Return exactly and only these lines: the first of the listing through the one containing "NU_FD_TEMP = 3.66".

◇ ◇ ◇ ◇ ◇

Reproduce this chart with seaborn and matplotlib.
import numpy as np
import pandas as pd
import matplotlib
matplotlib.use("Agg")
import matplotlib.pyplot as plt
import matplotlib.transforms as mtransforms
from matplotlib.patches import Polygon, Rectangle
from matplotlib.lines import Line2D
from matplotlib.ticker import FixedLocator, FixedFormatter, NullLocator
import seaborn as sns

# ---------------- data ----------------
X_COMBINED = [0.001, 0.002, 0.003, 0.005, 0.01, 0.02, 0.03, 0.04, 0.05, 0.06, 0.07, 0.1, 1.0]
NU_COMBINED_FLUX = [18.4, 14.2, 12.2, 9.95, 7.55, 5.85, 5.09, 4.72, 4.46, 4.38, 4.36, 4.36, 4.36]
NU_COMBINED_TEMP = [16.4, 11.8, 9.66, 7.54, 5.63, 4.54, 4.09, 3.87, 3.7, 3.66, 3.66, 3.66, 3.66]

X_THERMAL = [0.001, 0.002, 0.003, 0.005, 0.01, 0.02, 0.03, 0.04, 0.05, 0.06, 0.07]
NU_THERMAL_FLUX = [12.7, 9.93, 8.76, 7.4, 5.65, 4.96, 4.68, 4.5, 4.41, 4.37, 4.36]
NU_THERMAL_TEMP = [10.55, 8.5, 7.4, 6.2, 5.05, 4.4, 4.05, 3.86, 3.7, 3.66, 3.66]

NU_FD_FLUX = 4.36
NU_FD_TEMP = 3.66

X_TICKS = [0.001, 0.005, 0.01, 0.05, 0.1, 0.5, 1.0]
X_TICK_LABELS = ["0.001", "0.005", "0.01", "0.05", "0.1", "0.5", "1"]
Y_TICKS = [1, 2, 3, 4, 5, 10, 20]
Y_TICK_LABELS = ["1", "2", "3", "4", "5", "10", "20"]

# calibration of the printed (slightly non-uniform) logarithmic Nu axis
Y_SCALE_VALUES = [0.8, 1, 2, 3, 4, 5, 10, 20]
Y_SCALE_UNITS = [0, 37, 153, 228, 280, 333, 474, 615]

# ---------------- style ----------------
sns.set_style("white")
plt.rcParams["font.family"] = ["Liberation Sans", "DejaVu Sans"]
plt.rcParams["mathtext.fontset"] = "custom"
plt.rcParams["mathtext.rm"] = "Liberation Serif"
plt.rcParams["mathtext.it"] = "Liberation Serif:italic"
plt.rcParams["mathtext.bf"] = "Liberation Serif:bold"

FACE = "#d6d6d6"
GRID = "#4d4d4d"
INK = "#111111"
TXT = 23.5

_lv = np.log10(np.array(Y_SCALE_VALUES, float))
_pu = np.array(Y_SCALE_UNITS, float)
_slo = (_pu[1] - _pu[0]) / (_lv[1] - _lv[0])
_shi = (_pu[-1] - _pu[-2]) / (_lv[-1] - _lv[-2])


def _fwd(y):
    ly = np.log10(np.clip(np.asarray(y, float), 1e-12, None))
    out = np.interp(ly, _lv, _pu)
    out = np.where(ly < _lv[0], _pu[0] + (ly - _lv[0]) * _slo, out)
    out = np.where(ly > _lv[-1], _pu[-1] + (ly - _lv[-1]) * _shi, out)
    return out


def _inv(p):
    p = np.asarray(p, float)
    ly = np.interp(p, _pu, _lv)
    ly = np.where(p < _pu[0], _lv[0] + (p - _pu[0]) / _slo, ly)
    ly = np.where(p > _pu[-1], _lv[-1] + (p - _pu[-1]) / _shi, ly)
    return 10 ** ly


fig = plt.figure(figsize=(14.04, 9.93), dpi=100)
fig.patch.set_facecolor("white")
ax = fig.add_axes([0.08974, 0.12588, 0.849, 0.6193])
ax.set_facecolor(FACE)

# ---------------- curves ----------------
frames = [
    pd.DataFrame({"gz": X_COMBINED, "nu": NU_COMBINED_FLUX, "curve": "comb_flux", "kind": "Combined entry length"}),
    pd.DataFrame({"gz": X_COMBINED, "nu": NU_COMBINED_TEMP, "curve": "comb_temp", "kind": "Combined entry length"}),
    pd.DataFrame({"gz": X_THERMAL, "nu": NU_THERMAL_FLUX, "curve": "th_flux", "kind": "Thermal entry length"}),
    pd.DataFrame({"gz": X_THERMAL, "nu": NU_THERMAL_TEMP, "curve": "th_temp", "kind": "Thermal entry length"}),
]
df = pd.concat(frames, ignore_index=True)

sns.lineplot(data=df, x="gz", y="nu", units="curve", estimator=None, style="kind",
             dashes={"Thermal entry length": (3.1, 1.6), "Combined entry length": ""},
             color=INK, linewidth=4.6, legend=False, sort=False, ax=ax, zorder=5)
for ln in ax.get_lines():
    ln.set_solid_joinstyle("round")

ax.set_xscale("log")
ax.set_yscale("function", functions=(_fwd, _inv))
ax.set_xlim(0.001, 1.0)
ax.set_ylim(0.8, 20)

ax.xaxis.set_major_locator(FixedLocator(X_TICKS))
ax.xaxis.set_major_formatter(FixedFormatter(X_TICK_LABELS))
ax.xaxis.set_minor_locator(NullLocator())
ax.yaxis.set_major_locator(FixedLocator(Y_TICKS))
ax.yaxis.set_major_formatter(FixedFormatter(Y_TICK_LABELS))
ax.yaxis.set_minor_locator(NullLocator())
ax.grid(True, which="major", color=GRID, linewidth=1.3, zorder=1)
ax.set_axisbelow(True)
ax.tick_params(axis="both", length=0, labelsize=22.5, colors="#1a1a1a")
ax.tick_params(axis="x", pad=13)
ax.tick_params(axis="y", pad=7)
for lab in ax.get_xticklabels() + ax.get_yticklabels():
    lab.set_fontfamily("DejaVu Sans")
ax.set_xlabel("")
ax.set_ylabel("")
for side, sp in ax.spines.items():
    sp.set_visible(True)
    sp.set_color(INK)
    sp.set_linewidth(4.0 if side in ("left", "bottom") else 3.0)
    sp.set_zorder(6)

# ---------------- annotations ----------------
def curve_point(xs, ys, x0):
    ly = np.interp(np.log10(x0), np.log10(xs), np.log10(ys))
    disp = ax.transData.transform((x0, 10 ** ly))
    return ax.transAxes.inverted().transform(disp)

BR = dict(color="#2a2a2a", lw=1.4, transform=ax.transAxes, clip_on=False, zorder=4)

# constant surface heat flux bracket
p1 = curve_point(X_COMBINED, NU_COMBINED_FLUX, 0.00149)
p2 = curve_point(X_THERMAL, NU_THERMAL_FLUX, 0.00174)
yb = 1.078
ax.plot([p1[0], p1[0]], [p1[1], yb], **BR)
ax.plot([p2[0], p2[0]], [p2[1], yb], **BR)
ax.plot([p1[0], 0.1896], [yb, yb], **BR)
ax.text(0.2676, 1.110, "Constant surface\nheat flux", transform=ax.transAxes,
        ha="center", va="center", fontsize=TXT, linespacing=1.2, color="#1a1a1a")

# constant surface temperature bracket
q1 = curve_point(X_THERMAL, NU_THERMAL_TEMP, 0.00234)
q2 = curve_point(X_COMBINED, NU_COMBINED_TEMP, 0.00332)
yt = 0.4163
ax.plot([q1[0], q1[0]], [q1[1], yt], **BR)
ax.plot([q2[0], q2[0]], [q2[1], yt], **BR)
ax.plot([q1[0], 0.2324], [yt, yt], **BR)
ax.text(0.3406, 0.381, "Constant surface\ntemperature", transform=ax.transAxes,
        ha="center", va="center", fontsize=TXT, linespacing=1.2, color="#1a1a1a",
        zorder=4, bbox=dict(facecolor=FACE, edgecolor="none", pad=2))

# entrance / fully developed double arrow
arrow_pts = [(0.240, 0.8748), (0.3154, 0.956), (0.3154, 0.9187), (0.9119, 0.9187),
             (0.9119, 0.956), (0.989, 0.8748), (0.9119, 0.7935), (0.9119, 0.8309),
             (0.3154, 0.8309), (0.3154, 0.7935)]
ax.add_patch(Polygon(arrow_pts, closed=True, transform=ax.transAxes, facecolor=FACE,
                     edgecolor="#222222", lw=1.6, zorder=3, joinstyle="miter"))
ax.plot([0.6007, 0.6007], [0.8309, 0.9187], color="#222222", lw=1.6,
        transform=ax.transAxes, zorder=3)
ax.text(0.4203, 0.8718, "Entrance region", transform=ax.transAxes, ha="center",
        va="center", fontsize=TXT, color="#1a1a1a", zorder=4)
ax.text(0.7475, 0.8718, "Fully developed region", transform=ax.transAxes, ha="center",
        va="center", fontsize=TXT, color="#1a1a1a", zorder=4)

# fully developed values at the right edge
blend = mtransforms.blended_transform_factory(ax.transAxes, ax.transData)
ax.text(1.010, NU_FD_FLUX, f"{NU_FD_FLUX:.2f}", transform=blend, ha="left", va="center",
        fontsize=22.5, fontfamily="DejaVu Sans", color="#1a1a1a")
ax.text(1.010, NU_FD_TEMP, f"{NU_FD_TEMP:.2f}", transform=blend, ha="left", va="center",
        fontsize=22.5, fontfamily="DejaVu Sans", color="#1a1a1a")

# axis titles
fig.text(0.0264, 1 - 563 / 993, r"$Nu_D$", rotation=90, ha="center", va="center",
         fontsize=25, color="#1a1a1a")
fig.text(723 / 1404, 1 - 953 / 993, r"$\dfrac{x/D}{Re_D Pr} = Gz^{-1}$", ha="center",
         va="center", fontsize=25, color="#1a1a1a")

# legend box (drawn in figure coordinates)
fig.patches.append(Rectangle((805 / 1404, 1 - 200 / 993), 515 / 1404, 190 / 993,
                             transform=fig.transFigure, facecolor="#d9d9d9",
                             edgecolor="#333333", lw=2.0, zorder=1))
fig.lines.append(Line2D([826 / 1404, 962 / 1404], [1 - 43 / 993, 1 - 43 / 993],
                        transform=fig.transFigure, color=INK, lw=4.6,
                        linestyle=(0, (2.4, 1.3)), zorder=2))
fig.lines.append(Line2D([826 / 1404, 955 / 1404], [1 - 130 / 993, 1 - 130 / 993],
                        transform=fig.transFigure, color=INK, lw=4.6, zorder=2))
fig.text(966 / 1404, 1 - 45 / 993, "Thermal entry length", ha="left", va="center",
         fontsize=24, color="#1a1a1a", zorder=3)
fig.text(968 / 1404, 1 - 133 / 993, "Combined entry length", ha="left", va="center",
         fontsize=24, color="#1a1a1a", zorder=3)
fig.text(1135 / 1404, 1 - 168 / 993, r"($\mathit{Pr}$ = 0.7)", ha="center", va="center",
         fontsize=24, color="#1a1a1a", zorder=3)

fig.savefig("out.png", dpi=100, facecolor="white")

◇ ◇ ◇ ◇ ◇

Solution:
Reproduce this chart with seaborn and matplotlib.
import numpy as np
import pandas as pd
import matplotlib
matplotlib.use("Agg")
import matplotlib.pyplot as plt
import matplotlib.transforms as mtransforms
from matplotlib.patches import Polygon, Rectangle
from matplotlib.lines import Line2D
from matplotlib.ticker import FixedLocator, FixedFormatter, NullLocator
import seaborn as sns

# ---------------- data ----------------
X_COMBINED = [0.001, 0.002, 0.003, 0.005, 0.01, 0.02, 0.03, 0.04, 0.05, 0.06, 0.07, 0.1, 1.0]
NU_COMBINED_FLUX = [18.4, 14.2, 12.2, 9.95, 7.55, 5.85, 5.09, 4.72, 4.46, 4.38, 4.36, 4.36, 4.36]
NU_COMBINED_TEMP = [16.4, 11.8, 9.66, 7.54, 5.63, 4.54, 4.09, 3.87, 3.7, 3.66, 3.66, 3.66, 3.66]

X_THERMAL = [0.001, 0.002, 0.003, 0.005, 0.01, 0.02, 0.03, 0.04, 0.05, 0.06, 0.07]
NU_THERMAL_FLUX = [12.7, 9.93, 8.76, 7.4, 5.65, 4.96, 4.68, 4.5, 4.41, 4.37, 4.36]
NU_THERMAL_TEMP = [10.55, 8.5, 7.4, 6.2, 5.05, 4.4, 4.05, 3.86, 3.7, 3.66, 3.66]

NU_FD_FLUX = 4.36
NU_FD_TEMP = 3.66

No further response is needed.